Posts Tagged: entitlement

“Lust, Entitlement, and Pride”

One of my fellow addicts summarized his basic struggles (and my own) in the following manner: “My problem was lust, entitlement, and pride.

Lust: I want it!

Entitlement: I deserve it!

Pride: I can handle it!” (Anonymous)

He went on to say that “having a scare” won’t keep you from acting out in your addiction. Only honesty can do that.

Of course, it isn’t just addicts who struggle with lust, entitlement, and pride. These are human struggles. Addictions are just the usual human struggles on steroids, and those of us who are addicts are not a different species, just a different sub-species of human.

We are all responsible for the things we want. Wants can be encouraged or discouraged. The idea that people’s desires are malleable is behind all advertising. Advertising does not exist to tell us where to get what we need. It exists to tell us what we want, and that these wants are needs.

And, if we want something, surely we must be entitled to it, right?

One of the things for which I’ve never been able to forgive my parents is that they never consulted me to see if I actually wanted to be. I think that being is an important choice. They should have taken my feelings about the matter into their considerations!

If I was not entitled to my choice as to whether to be or not to be (and, as Shakespeare famously said, that is the question), then what else am I entitled to claim as my own? Even life is not possessed, only lived. This is true and has always been true. Covid-19 has simply reminded us of this basic fact.

And then, there is pride, the pretense that “I can handle this.” No, you can’t. Neither can I. The truth is that we do need other people. And I believe that we also—indeed, supremely—need God. That’s true for a baby in arms, for the elderly (which I am now), and for a strong twenty-something person. We may not like it, but it is still true.

So, whether you are an addict or not, I hope that you’ll be honest.
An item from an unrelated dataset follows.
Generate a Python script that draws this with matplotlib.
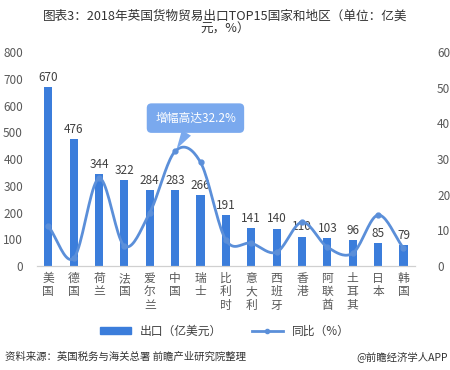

It might be a good, daily routine to put in place to begin your day with three basic, honest confessions:

  • I am responsible for my wants, and I don’t really need to have many of them.
  • I am not entitled to anything.
  • I can’t and don’t have to do this alone, whatever the “this” is.

I am not promising that this will be a miracle cure for whatever ails you. I am saying, from my own experience and that of many others, that if you will confess these things and live them out, your life will get gradually better and be enriched in a thousand ways.

Of course, the living out of these confessions is the thing, isn’t it?